My power supply design, comment please
Aug 13, 2004 at 12:36 PM Post #2 of 9
I can't really answer your question reliably- I'd suggest trying it both ways.

What does concern me is the lack of protection diodes for the regs. You don't want the post-reg bank draining back through your regulator. The data sheet has some good info on this. You should be able to air-wire it easily even though your baord is already in fab.
 
Aug 13, 2004 at 11:10 PM Post #3 of 9
Voodoochille can you please elaborate on this? I've seen designs with the diode in place. The original Gilmore PSU schematic doesn't have the diode in, and mine appears to work now. So what does the diode actually prevent, and how do such cases occure?
 
Aug 14, 2004 at 1:32 AM Post #4 of 9
The output caps can discharge into the output of the regulator if there is a short (not that that would happen, but sometimes it does), and ruin it. The reg can handle 15 to 20a if the spike is short enough... sounds like a lot, but even a 10uF cap can hit 20A briefly if the ESR is low enough.

Page eight of this PDF at Nat Semi talks about the details. Not mandatory, but there isn't any performance hit that I am aware of for having them installed, either.
 
Aug 14, 2004 at 5:11 AM Post #5 of 9
Hi,

Agree with Voodoochile. When turning off, the charge accumulated in the POST-regulator stage may go back to the regulator. (I am think the POST-regulator stage will draw a lot of current while turning on, but I am not sure if it is fatal.)

It is really easy to do. You just connect the diode so that returning current will be bypassed to the PRE-regulator stage. Note here that even then you should not stack a lot of capacitance in the POST-regulator stage. Your diodes and tranny are going to take the discharge.

I would amass the capacitance at the PRE-regulator stage and use modest amount at the post-regulator stage. I want at bit over 4700uF there. You should get around 0.5V ripple before the regulator.

6,000uF in POST-regulator stage is a bit overkill. But then ... WE LIKE OVERKILL DON'T WE? YEAH, SIR/MA'AM! WE LIKE OVERKILL, SIR/MA'AM!

Tomo

P.S. Just use tough rectifiers and trannies.
 
Aug 14, 2004 at 9:47 AM Post #6 of 9
hmm.... i have received the pcb's today - 3A peak 1.9 cont rated bridge rectifier.... but it also says maxmum load capacitance 5000uF
basshead.gif


I dont know whether to try it or not... new BR's on the way now anyway..

Also the transformer is 50VA, delivering 1.67A

now if the transformer shouldn't deliver more current than that....what happens? the BR should be ok, and the charge times should be longer reducing the demand.. however the voltage regulator is only rated to 1.5A anyway..

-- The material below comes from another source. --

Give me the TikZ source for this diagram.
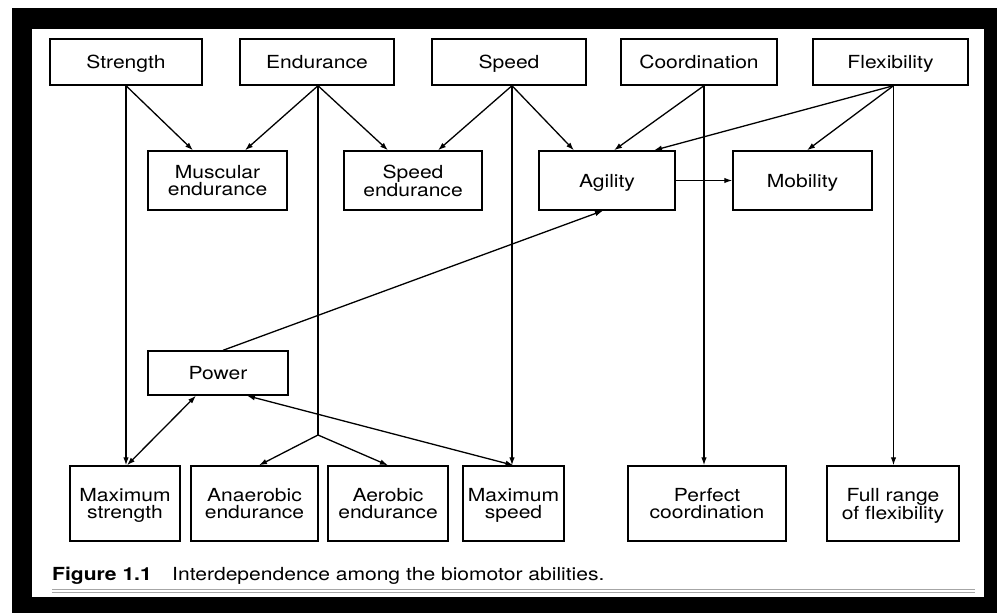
\documentclass[tikz,border=0pt]{standalone}
\usepackage{fontspec}
\setmainfont{TeX Gyre Heros}[FakeStretch=1.17]
\usetikzlibrary{arrows.meta,calc}
\begin{document}
\begin{tikzpicture}[x=1pt,y=-1pt,
  box/.style={draw,line width=1.4pt,inner sep=0pt,align=center,
    font=\fontsize{18}{16.5}\selectfont},
  one/.style={box,text height=13pt,text depth=0pt},
  two/.style={box,text depth=0pt},
  conn/.style={line width=1.3pt,-{Latex[length=8pt,width=5.5pt]}},
  plain/.style={line width=1.3pt},
  both/.style={line width=1.3pt,{Latex[length=8pt,width=5.5pt]}-{Latex[length=8pt,width=5.5pt]}}]
\useasboundingbox (0,0) rectangle (997,613);
\fill[white] (0,0) rectangle (997,613);
\fill[black] (12,8) rectangle (997,613);
\fill[white] (32,29) rectangle (984,597);

% top row
\node[one,minimum width=152pt,minimum height=46pt] (str) at (126,62) {Strength};
\node[one,minimum width=154pt,minimum height=46pt] (end) at (317,62) {Endurance};
\node[one,minimum width=154pt,minimum height=46pt] (spd) at (509,62) {Speed};
\node[one,minimum width=156pt,minimum height=46pt] (coo) at (699,62) {Coordination};
\node[one,minimum width=155pt,minimum height=46pt] (flx) at (890.5,62) {Flexibility};

% second row
\node[two,minimum width=139pt,minimum height=59pt] (mus) at (217.5,180.5) {Muscular\\endurance};
\node[two,minimum width=138pt,minimum height=59pt] (sen) at (413,180.5) {Speed\\endurance};
\node[one,minimum width=136pt,minimum height=59pt] (agi) at (607,180.5) {Agility};
\node[one,minimum width=139pt,minimum height=59pt] (mob) at (802.5,180.5) {Mobility};

% power
\node[one,minimum width=140pt,minimum height=44pt] (pow) at (218,373) {Power};

% bottom row
\node[two,minimum width=110pt,minimum height=75pt] (mst) at (125,503.5) {Maximum\\strength};
\node[two,minimum width=127pt,minimum height=75pt] (ana) at (254.5,503.5) {Anaerobic\\endurance};
\node[two,minimum width=120pt,minimum height=75pt] (aer) at (388,503.5) {Aerobic\\endurance};
\node[two,minimum width=101pt,minimum height=75pt] (msp) at (513.5,503.5) {Maximum\\speed};
\node[two,minimum width=158pt,minimum height=75pt] (pco) at (707,503.5) {Perfect\\coordination};
\node[two,minimum width=132pt,minimum height=75pt] (frf) at (893,503.5) {Full range\\of flexibility};

% junction below endurance
\coordinate (ej) at (318,435);

% connectors
\draw[conn] (str.south) -- (str.south |- mst.north);
\draw[conn] (str.south) -- ([xshift=-24.5pt]mus.north);
\draw[conn] ([xshift=1pt]end.south) -- ([xshift=27.5pt]mus.north);
\draw[conn] ([xshift=1pt]end.south) -- ([xshift=-25pt]sen.north);
\draw[plain] ([xshift=1pt]end.south) -- (ej);
\draw[conn] (ej) -- ([xshift=4.5pt]ana.north);
\draw[conn] (ej) -- (aer.north);
\draw[conn] ([xshift=3pt]spd.south) -- ([xshift=25pt]sen.north);
\draw[conn] ([xshift=3pt]spd.south) -- ([xshift=-33pt]agi.north);
\draw[conn] ([xshift=3pt]spd.south) -- ([xshift=3pt]spd.south |- msp.north);
\draw[conn] ([xshift=5pt]coo.south) -- ([xshift=7pt]agi.north);
\draw[conn] ([xshift=5pt]coo.south) -- ([xshift=5pt]coo.south |- pco.north);
\draw[conn] ([xshift=3pt]flx.south) -- ([xshift=47pt]agi.north);
\draw[conn] ([xshift=3pt]flx.south) -- ([xshift=4.5pt]mob.north);
\draw[conn] ([xshift=3pt]flx.south) -- ([xshift=3pt]flx.south |- frf.north);
\draw[conn] (agi.east) -- (mob.west);
\draw[conn] ([xshift=5pt]pow.north) -- ([xshift=-4pt]agi.south);
\draw[both] ([xshift=2pt]mst.north) -- ([xshift=-22pt]pow.south);
\draw[both] ([xshift=29pt]pow.south) -- (msp.north);

% caption
\node[anchor=base west,inner sep=0pt,font=\fontsize{18}{18}\selectfont\bfseries] (figlab) at (52,580) {Figure 1.1};
\node[anchor=base west,inner sep=0pt,font=\fontsize{18}{18}\selectfont] (figtxt) at (172,580) {Interdependence among the biomotor abilities.};
\draw[gray!70,line width=0.8pt] (52,589.5) -- (975,589.5);
\draw[gray!70,line width=0.8pt] (52,592) -- (975,592);
\end{tikzpicture}
\end{document}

In kevin gilmores design, he has 4700uF after the regs, so i presume that shouldn't be too much of a problem.
 
Aug 15, 2004 at 4:13 AM Post #7 of 9
Quote:

it also says maxmum load capacitance 5000uF


They're not kidding. The designers know the effective impedance of the diode bridge, and you can work out the current that will be required to charge a cap through that resistance. The limit on capacitance is there because the higher the value, the longer the charging takes, hence the more heat you generate in the bridge. The more heat, the more likely you will damage the bridge.

That's one reason I use big TO-220 discrete rectifiers instead of monolithic bridges on the STEPS, and also why I recommend only about 2000-4000uF of capacitance.

Quote:

now if the transformer shouldn't deliver more current than that....what happens?


The more current you pull from a transformer, the higher the magnetic flux, and thus the higher the transformer's impedance. This source of inefficiency is why the voltage at the secondary of a transformer drops as current increases. The rated voltage on a transformer is where the voltage is supposed to be when the rated current is drawn from it. So, if you draw more current, the voltage drops below the rated voltage. If you draw enough current, you will generate enough heat in the windings to damage them. If you short the windings, your life can get momentarily exciting.
 
Aug 15, 2004 at 1:02 PM Post #9 of 9
Quote:

Originally Posted by Garbz
Voodoochille can you please elaborate on this? I've seen designs with the diode in place. The original Gilmore PSU schematic doesn't have the diode in, and mine appears to work now. So what does the diode actually prevent, and how do such cases occure?


I might be wrong but I do believe ever seeing Mr Gilmore post in the forums that the person who builds it would know what to do. ie. Bypass the opamps with ceramic caps, diodes across the regulator etc.